Denise, condannata l’ex pm che indagò sulla scomparsa. “Menzogne e depistaggi contro la giustizia”
C’è un caso di cronaca nera italiano che non ha pace: è quello della scomparsa di Denise Pipitone, la piccola scomparsa da Mazzara Del Vallo in Sicilia il 1° settembre 2004. A diciotto anni da quella scomparsa nulla si sa di Denise. La bambina, cercata in tutti questi anni da sua madre Piera Maggio, quel giorno giocava davanti a casa di sua nonna. Dopo quella mattina, il nulla. Buio.
Dopo anni di appelli, indagini (sbagliate) e ricerche, ieri è stata condannata un’ex pm che indagò sulla scomparsa della bambina: Maria Angioni. La donna è stata condannata a un anno di carcere (con pena sospesa) dal Tribunale di Marsala. Le accuse all’ex magistrato sono di false informazioni a pubblico ministero. Secondo l’accusa, infatti, la donna avrebbe favorito depistaggi e omissioni sull’intricata vicenda giudiziaria e investigativa sul sequestro di Pipitone.

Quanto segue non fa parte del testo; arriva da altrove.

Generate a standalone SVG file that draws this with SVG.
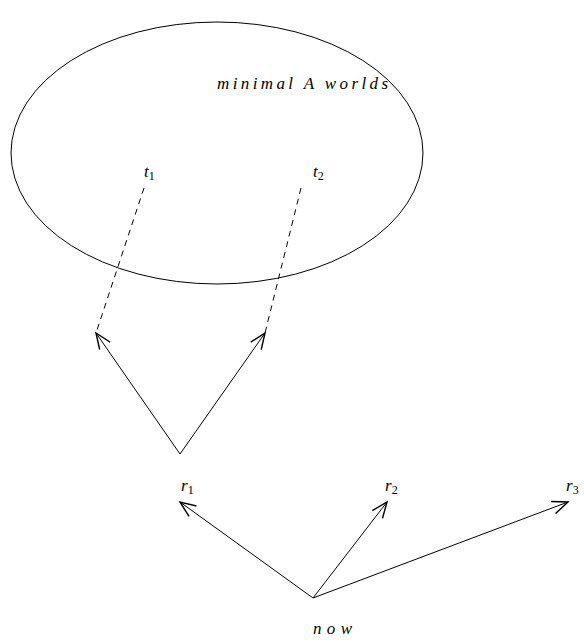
<svg xmlns="http://www.w3.org/2000/svg" width="584" height="642" viewBox="0 0 584 642">
<style>
.ln{stroke:#000;stroke-width:1;fill:none}
.d{stroke-dasharray:6,5}
.t{font-family:"Liberation Serif","DejaVu Serif",serif;font-style:italic;font-size:17px;fill:#000}
.s{font-style:normal;font-size:12px}
</style>
<defs>
<marker id="ah" markerUnits="userSpaceOnUse" markerWidth="20" markerHeight="20" refX="0" refY="0" viewBox="-12 -6 14 12" orient="auto" overflow="visible">
<path d="M-11,-4.5 L0,0 L-11,4.5" stroke="#000" stroke-width="1" fill="none"/>
</marker>
</defs>
<rect width="584" height="642" fill="#fff"/>
<g id="minimal-worlds">
<ellipse class="ln" cx="217" cy="153" rx="206" ry="131"/>
<text class="t" x="217" y="89" textLength="171" lengthAdjust="spacing">minimal A worlds</text>
</g>
<g id="t1"><text class="t" x="144" y="177">t<tspan class="s" dy="3">1</tspan></text></g>
<g id="t2"><text class="t" x="313" y="177">t<tspan class="s" dy="3">2</tspan></text></g>
<g id="r1"><text class="t" x="181" y="491">r<tspan class="s" dy="3">1</tspan></text></g>
<g id="r2"><text class="t" x="385" y="491">r<tspan class="s" dy="3">2</tspan></text></g>
<g id="r3"><text class="t" x="566" y="491">r<tspan class="s" dy="3">3</tspan></text></g>
<g id="now"><text class="t" x="313" y="634" textLength="39" lengthAdjust="spacing">now</text></g>
<g id="connectors">
<line class="ln d" x1="144" y1="188" x2="96" y2="333"/>
<line class="ln d" x1="301" y1="188" x2="265" y2="333"/>
<line class="ln" x1="180" y1="454" x2="96" y2="333" marker-end="url(#ah)"/>
<line class="ln" x1="180" y1="454" x2="265" y2="333" marker-end="url(#ah)"/>
<line class="ln" x1="313" y1="598" x2="180" y2="502" marker-end="url(#ah)"/>
<line class="ln" x1="313" y1="598" x2="387" y2="502" marker-end="url(#ah)"/>
<line class="ln" x1="313" y1="598" x2="568" y2="502" marker-end="url(#ah)"/>
</g>
</svg>
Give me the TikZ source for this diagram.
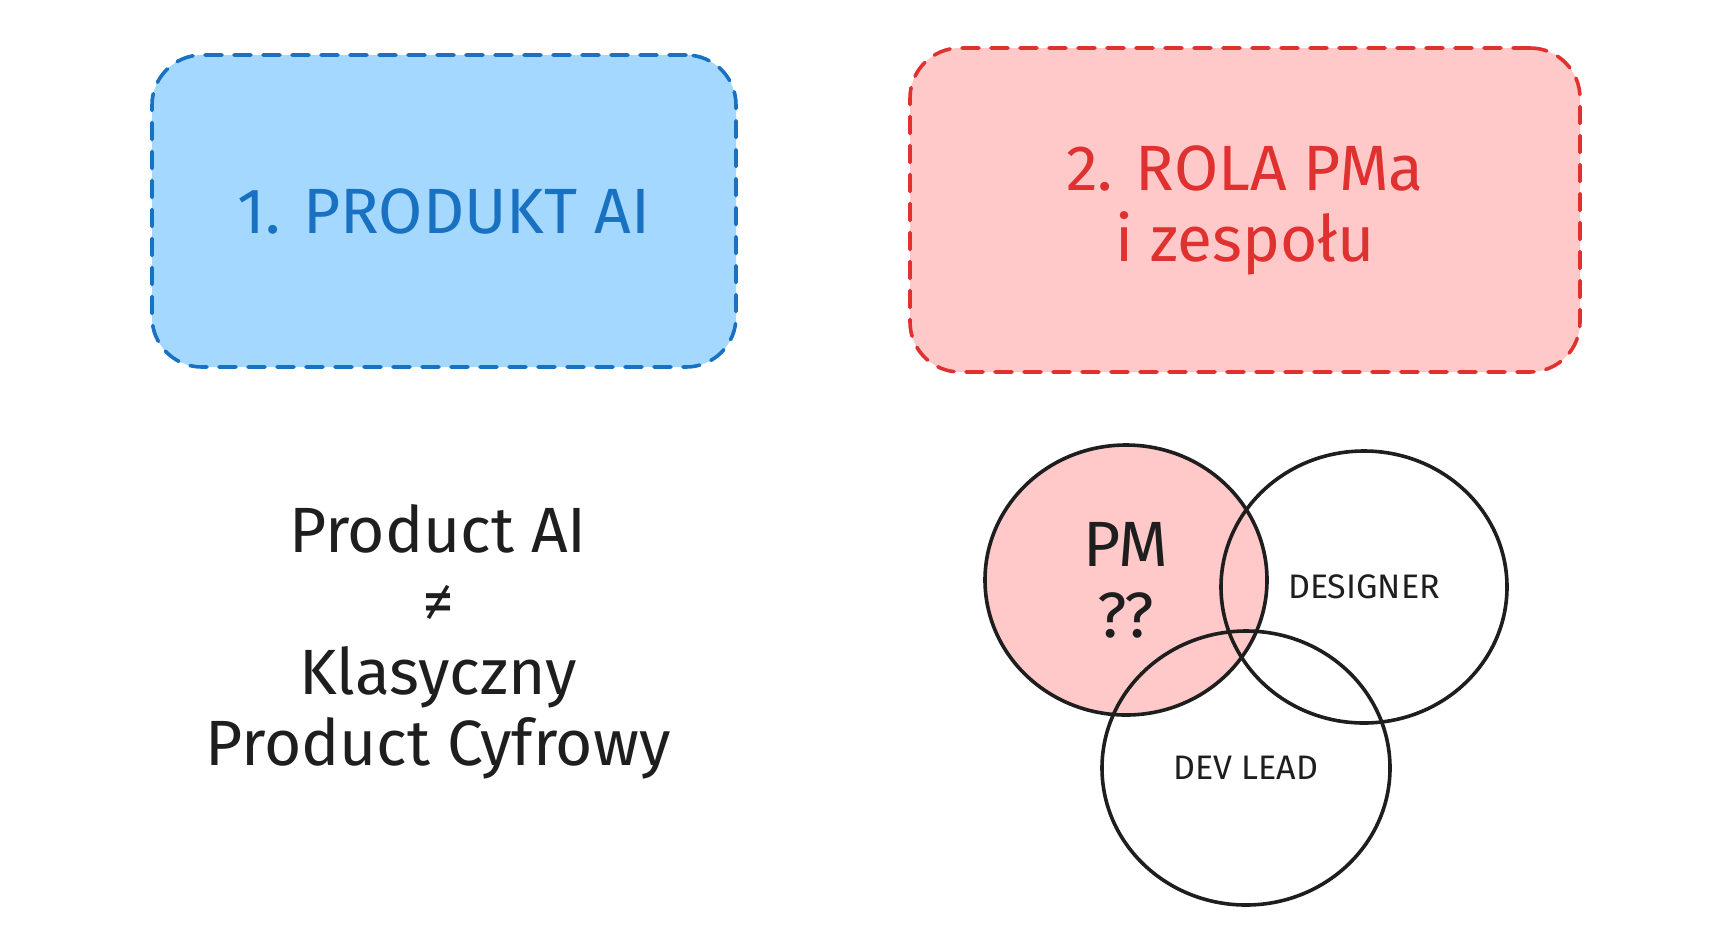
\documentclass[tikz,border=0pt]{standalone}
\usepackage{fontspec}
\setmainfont{Fira Sans}
\usepackage{xcolor}
\usepackage{tikz}
\usetikzlibrary{shapes.geometric, positioning}
\definecolor{aiblue}{HTML}{1971C2}
\definecolor{aifill}{HTML}{A5D8FF}
\definecolor{pmred}{HTML}{E03131}
\definecolor{pmfill}{HTML}{FFC9C9}
\definecolor{ink}{HTML}{1E1E1E}
\tikzstyle{topic} = [rectangle, rounded corners=25pt, line width=1.8pt, dash pattern=on 8.5pt off 6pt, line cap=round, text centered, align=center]
\tikzstyle{role} = [ellipse, draw=ink, line width=1.8pt, inner sep=0pt, text=ink, text centered, align=center]
\tikzstyle{bigtext} = [font=\fontsize{32}{35.5}\selectfont]
\tikzstyle{smalltext} = [font=\fontsize{17}{20}\selectfont]

\begin{document}
\begin{tikzpicture}[x=0.5pt, y=-0.5pt]
            \useasboundingbox (0,0) rectangle (1718,944);
            % Nodes
            \node [topic, draw=aiblue, fill=aifill, text=aiblue, bigtext, minimum width=292pt, minimum height=156pt] (produkt) at (444,211) {1. PRODUKT AI};
            \node [topic, draw=pmred, fill=pmfill, text=pmred, bigtext, minimum width=335pt, minimum height=162pt] (rola) at (1245,210) {2. ROLA PMa\\i zespołu};
            \node [bigtext, text=ink, align=center] (versus) at (438,642) {Product AI\\≠\\Klasyczny\\Product Cyfrowy};

            % Venn
            \node [role, fill=pmfill, bigtext, minimum width=141pt, minimum height=135pt] (pm) at (1126,580) {PM\\??};
            \node [role, smalltext, minimum width=143pt, minimum height=136pt] (designer) at (1364,587) {DESIGNER};
            \node [role, smalltext, minimum width=144pt, minimum height=137pt] (devlead) at (1246,768) {DEV LEAD};
        \end{tikzpicture}
\end{document}
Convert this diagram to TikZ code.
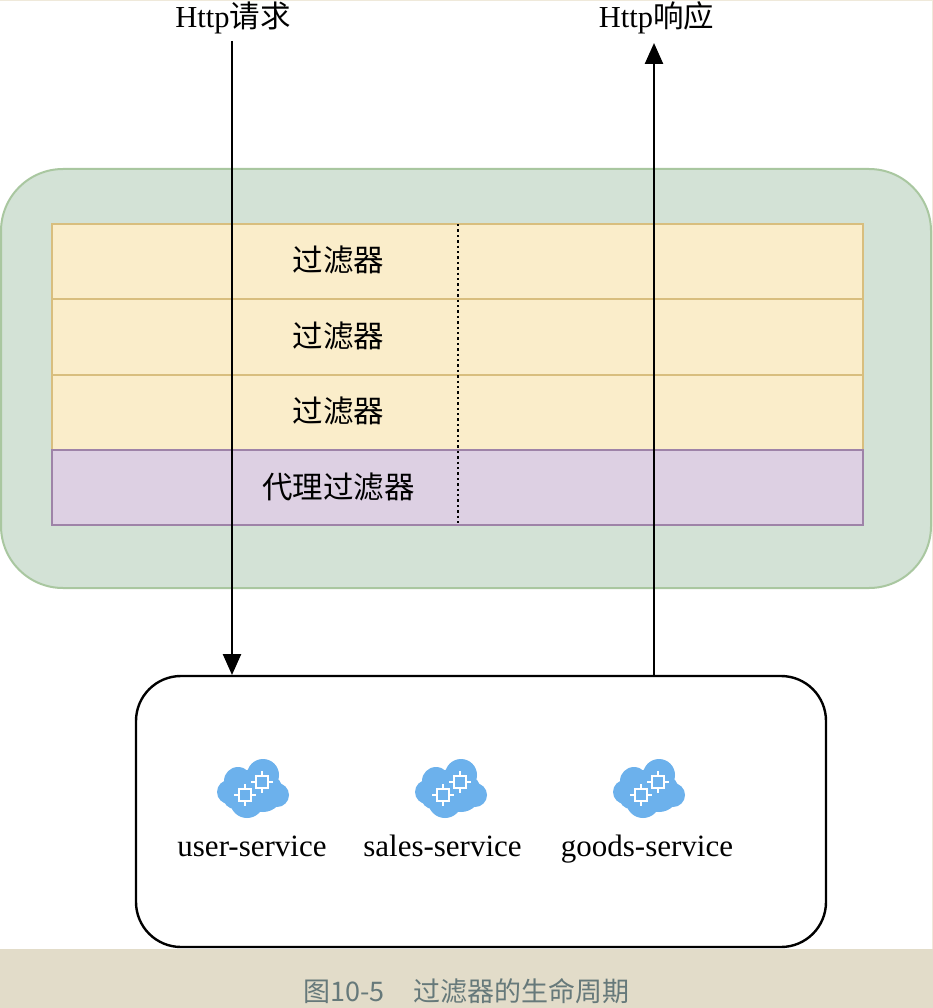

“Angioni ha mostrato assoluto spregio della giustizia, ha ingannato il pubblico ministero e il giudice tutte le volte in cui ha preso la parola; ha presentato confusi documenti tanto sovrabbondanti quanto irrilevanti; ha mantenuto un comportamento ostinatamente calunnioso anche dopo la commissione del reato, infangando nei media la Polizia di Mazzara del Vallo”, ha dichiarato Roberto Piscitello, pubblico ministero.
L’accusa si è scagliata contro le tante informazioni e depistaggi rilasciati dall’ex pm nel corso delle sue tante ospitate televisive. “In ciascuna delle innumerevoli ospitate era proprio il magistrato a far assumere alla vicenda i connotati di un giallo, la cui mancata positiva soluzione riferiva essere dipesa da errori, depistaggi, da interessi particolari di questa o quella consorteria criminale soprattutto della infedeltà dell’organo di Polizia che aveva condotto quelle indagini”.
Per l’accusa, questi depistaggi furono messi in atto dall’Angioni per “tenere lontana da tutti l’idea che Denise Pipitone non sia stata trovata e i colpevoli assicurati alla giustizia per incapacità a lei attribuibili”.